# AVG Update Failed



## Droogie

Anybody else getting the AVG failed to update message, with AVG 8.0 free edition.


----------



## Droogie

Sorry about the double post, the first one timed out than just decided it was going to post anyway.  Can't believe how difficult it is to post a new thread on this forum still.


----------



## 2narmy

i had the same problem but stuck with it and kept trying it has nw updated, keep trying!!!

chris


----------



## JamesBart

i get this all the time with AVG! and i mean all the time! i just get on with it and it works on the end finally


----------



## M0LD0V4N

Are you running Windows Vista?
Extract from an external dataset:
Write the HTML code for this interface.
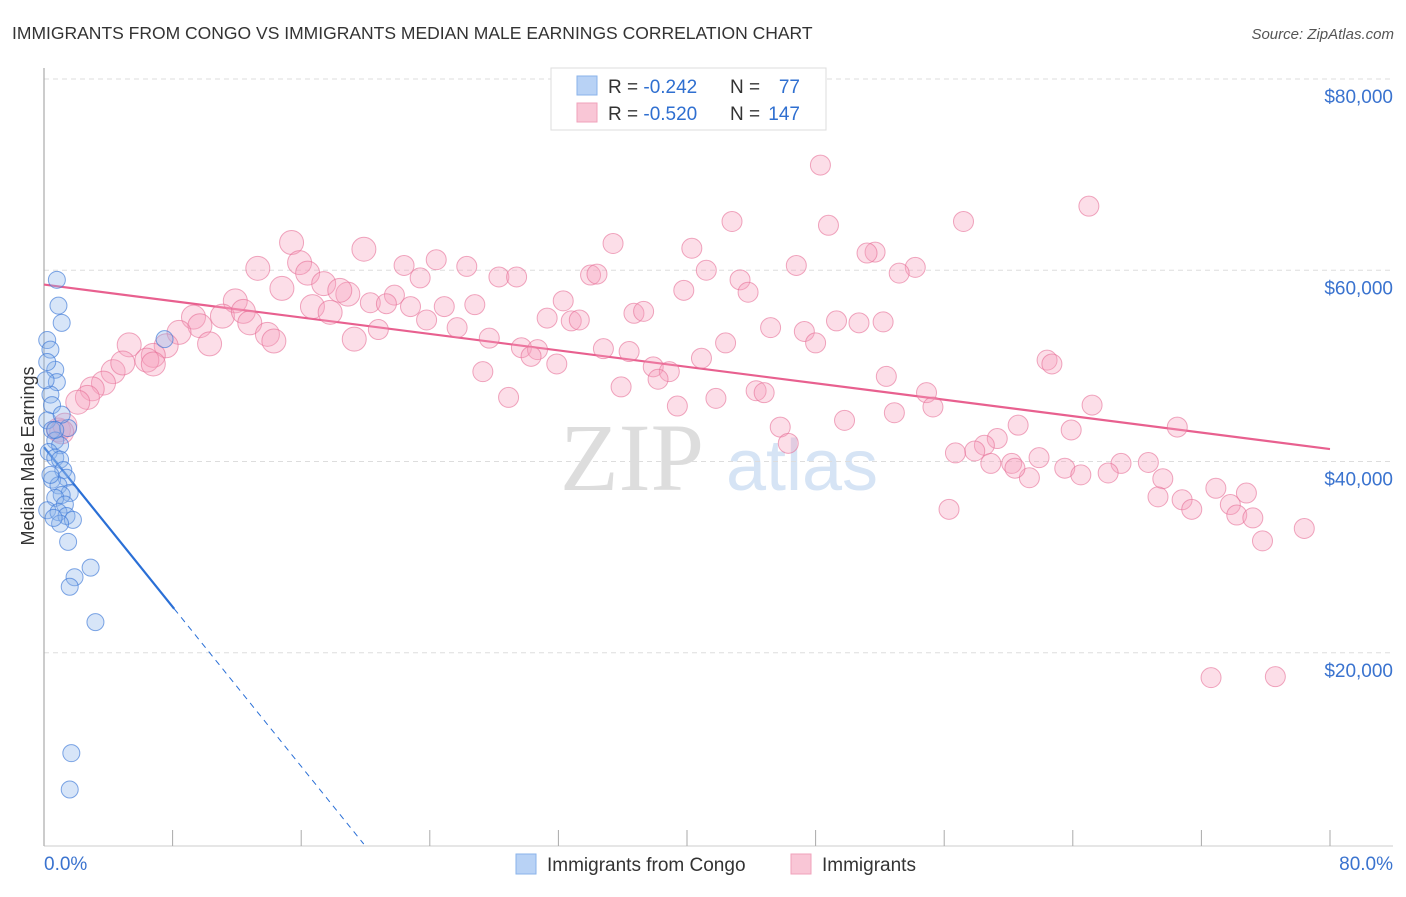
<!DOCTYPE html>
<html><head><meta charset="utf-8">
<style>
body{margin:0;background:#fff;font-family:"Liberation Sans",sans-serif;}
svg text{font-family:"Liberation Sans",sans-serif;}
</style></head>
<body>
<svg id="chart" width="1406" height="892" viewBox="0 0 1406 892" xmlns="http://www.w3.org/2000/svg">
<text x="12" y="39" font-size="17.5" fill="#333">IMMIGRANTS FROM CONGO VS IMMIGRANTS MEDIAN MALE EARNINGS CORRELATION CHART</text>
<text x="1394" y="39" font-size="15" fill="#555" text-anchor="end" font-style="italic">Source: ZipAtlas.com</text>
<g>
<text x="632" y="490" font-size="96" fill="#ddd" text-anchor="middle" font-family="Liberation Serif" style="font-family:'Liberation Serif',serif">ZIP</text>
<text x="802" y="490" font-size="72" fill="#d6e4f5" text-anchor="middle">atlas</text>
</g>
<g id="grid"></g>
<g id="axes"></g>
<g id="trends"></g>
<g id="points"></g>
<text transform="translate(34,456) rotate(-90)" font-size="18" fill="#333" text-anchor="middle">Median Male Earnings</text>
<g>
<rect x="551" y="68" width="275" height="62" fill="#fff" stroke="#ddd"/>
<rect x="577" y="76" width="20" height="19" fill="#b8d2f5" stroke="#8ab3ea"/>
<rect x="577" y="103" width="20" height="19" fill="#f9c6d6" stroke="#f0a2bb"/>
<text x="608" y="93" font-size="19" fill="#333">R = <tspan fill="#2f6fd0">-0.242</tspan></text>
<text x="730" y="93" font-size="19" fill="#333">N = </text><text x="800" y="93" font-size="19" fill="#2f6fd0" text-anchor="end">77</text>
<text x="608" y="120" font-size="19" fill="#333">R = <tspan fill="#2f6fd0">-0.520</tspan></text>
<text x="730" y="120" font-size="19" fill="#333">N = </text><text x="800" y="120" font-size="19" fill="#2f6fd0" text-anchor="end">147</text>
</g>
<g>
<rect x="516" y="854" width="20" height="20" fill="#b8d2f5" stroke="#8ab3ea"/>
<text x="547" y="871" font-size="19" fill="#333">Immigrants from Congo</text>
<rect x="791" y="854" width="20" height="20" fill="#f9c6d6" stroke="#f0a2bb"/>
<text x="822" y="871" font-size="19" fill="#333">Immigrants</text>
</g>
</svg>
<script>
const yTicks=[20000,40000,60000,80000];
const yTickLabels=["$20,000","$40,000","$60,000","$80,000"];
const xTickLabels=["0.0%","80.0%"];
const pinkX=[48.3,42.8,57.2,65.0,48.8,15.4,35.4,19.9,40.3,51.7,51.2,15.9,13.3,24.4,22.4,26.3,41.2,54.2,53.2,16.4,28.3,29.4,34.0,34.4,43.3,23.4,17.4,14.8,18.9,18.4,39.8,43.8,46.8,11.9,16.7,17.8,20.3,21.8,21.3,22.8,24.9,26.8,32.3,23.8,11.1,9.3,12.4,36.7,37.3,31.3,32.8,33.3,49.3,50.7,52.2,12.8,9.7,8.4,25.7,20.8,19.3,13.9,14.3,45.2,47.3,27.7,48.0,42.4,29.7,30.7,34.8,36.4,10.3,7.6,5.3,6.8,6.4,6.8,4.3,4.9,40.9,30.3,31.9,37.9,38.9,38.2,62.4,62.7,27.3,52.4,3.7,3.0,2.7,2.1,0.9,1.3,1.1,35.9,44.3,44.8,28.9,41.8,54.9,39.4,52.9,55.3,49.8,45.8,65.2,70.5,60.6,63.9,46.3,59.3,58.5,57.9,56.7,61.9,60.2,58.9,63.5,67.0,66.2,68.7,69.6,64.5,61.3,60.4,72.9,74.8,69.3,70.8,71.4,73.8,74.2,75.2,56.3,78.4,75.8,72.6,76.6];
const pinkY=[71.0,65.1,65.1,66.7,64.7,62.9,62.8,62.2,62.3,61.9,61.8,60.8,60.2,61.1,60.5,60.4,60.0,60.3,59.7,59.7,59.3,59.3,59.5,59.6,59.0,59.2,58.6,58.1,57.5,57.9,57.9,57.7,60.5,56.8,56.2,55.6,56.6,57.4,56.5,56.2,56.2,56.4,56.8,54.8,55.2,55.1,55.7,55.5,55.7,55.0,54.7,54.8,54.7,54.5,54.6,54.5,54.2,53.5,54.0,53.8,52.8,53.3,52.6,54.0,53.6,52.9,52.4,52.4,51.9,51.7,51.8,51.5,52.3,52.1,52.2,51.1,50.6,50.2,49.4,50.3,50.8,51.0,50.2,49.9,49.4,48.6,50.6,50.2,49.4,48.9,48.2,47.6,46.7,46.2,43.3,43.8,43.1,47.8,47.4,47.2,46.7,46.6,47.2,45.8,45.1,45.7,44.3,43.6,45.9,43.6,43.8,43.3,41.9,42.4,41.7,41.1,40.9,40.4,39.8,39.8,39.3,39.8,38.8,39.9,38.2,38.6,38.3,39.3,37.2,36.7,36.3,36.0,35.0,35.5,34.4,34.1,35.0,33.0,31.7,17.4,17.5];
const blueX=[0.8,0.9,1.1,0.2,0.4,0.7,0.8,0.2,0.4,0.5,0.2,0.5,0.7,1.0,1.5,0.3,0.7,1.0,1.2,1.4,0.5,0.9,1.6,1.1,0.7,1.3,0.2,0.9,1.4,1.8,1.0,0.6,1.5,1.9,2.9,1.6,3.2,1.7,1.6,7.5,0.1,0.4,1.1,0.7];
const blueY=[59.0,56.3,54.5,52.7,51.7,49.6,48.3,50.4,47.0,45.9,44.3,43.3,42.2,41.7,43.5,41.0,40.4,40.2,39.1,38.3,38.1,37.5,36.7,36.5,36.2,35.5,34.9,34.7,34.3,33.9,33.5,34.1,31.6,27.9,28.9,26.9,23.2,9.5,5.7,52.8,48.5,38.6,44.9,43.3];
const pinkTrend=[58.5,41.3]; // values (k$) at 0% and 80%
const blueTrend=[41.5,24.6]; // values at 0% and 8.1%
const blueSolidEnd=8.1;

const NS="http://www.w3.org/2000/svg";
const X0=44,X1=1330,Y0=844,PX_PER_K=191.25/20;
const xs=p=>X0+(p/80)*(X1-X0);
const ys=k=>Y0-k*PX_PER_K;
function mk(tag,attrs,parent){const e=document.createElementNS(NS,tag);for(const k in attrs)e.setAttribute(k,attrs[k]);parent.appendChild(e);return e;}
const grid=document.getElementById('grid'),axes=document.getElementById('axes'),trends=document.getElementById('trends'),pts=document.getElementById('points');
yTicks.forEach((v,i)=>{
 const y=ys(v/1000);
 const l=mk('line',{x1:X0,x2:1393,y1:y,y2:y,stroke:'#ddd','stroke-dasharray':'5,4'},grid);
 
 
 const t=mk('text',{x:1393,y:y+24,'font-size':19,fill:'#3a73cf','text-anchor':'end'},axes);
 t.textContent=yTickLabels[i];
 
 
});
const ax=mk('line',{x1:X0,x2:X0,y1:68,y2:846,stroke:'#aaa','stroke-width':1.2},axes);


const bx=mk('line',{x1:X0,x2:1393,y1:846,y2:846,stroke:'#ccc'},axes);


for(let i=0;i<=10;i++){
 const x=xs(i*8);
 const tk=mk('line',{x1:x,x2:x,y1:830,y2:846,stroke:'#aaa'},axes);
 
 
}
[[0,'start',X0],[80,'end',1393]].forEach((d,i)=>{
 const t=mk('text',{x:d[2],y:870,'font-size':19,fill:'#3a73cf','text-anchor':d[1]},axes);
 t.textContent=xTickLabels[i];
 
 
});
// trends
const pl=mk('line',{x1:xs(0),y1:ys(pinkTrend[0]),x2:xs(80),y2:ys(pinkTrend[1]),stroke:'#e8608f','stroke-width':2.2},trends);


const slope=(blueTrend[1]-blueTrend[0])/blueSolidEnd;
const bl=mk('line',{x1:xs(0),y1:ys(blueTrend[0]),x2:xs(blueSolidEnd),y2:ys(blueTrend[1]),stroke:'#2a6fd6','stroke-width':2.2},trends);


const zeroX=-blueTrend[0]/slope;
const bd=mk('line',{x1:xs(blueSolidEnd),y1:ys(blueTrend[1]),x2:xs(zeroX),y2:ys(0),stroke:'#2a6fd6','stroke-width':1,'stroke-dasharray':'6,5'},trends);


// points
pinkX.forEach((p,i)=>{
 const r=p<20?12:10;
 const c=mk('circle',{cx:xs(p),cy:ys(pinkY[i]),r:r,fill:'rgba(245,160,190,0.35)',stroke:'rgba(230,110,150,0.6)','stroke-width':1},pts);
 
 
});
blueX.forEach((p,i)=>{
 const c=mk('circle',{cx:xs(p),cy:ys(blueY[i]),r:8.5,fill:'rgba(140,180,235,0.35)',stroke:'rgba(60,120,215,0.65)','stroke-width':1},pts);
 
 
});
</script>
</body></html>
If so Right click AVG and Run it as Admin.


----------



## cohen

Yes, if you do a search on the forum, we are known of the problem, i haven't had any problems, if do a search in one of the threads ceewi1 posted a link on how you "could" fix it.


----------



## tremmor

naaa......im not sure and having the same problem. (2) xp pro and one laptop with xp home. have to beat it on each one until it captures. maybe related to one of the updates. will see...


----------



## ceewi1

There was an issue a little while ago with a corrupted update by AVG, but that should have been well and truly fixed by now.

Try downloading the latest version, uninstalling the copy you have and reinstalling with the latest version.


----------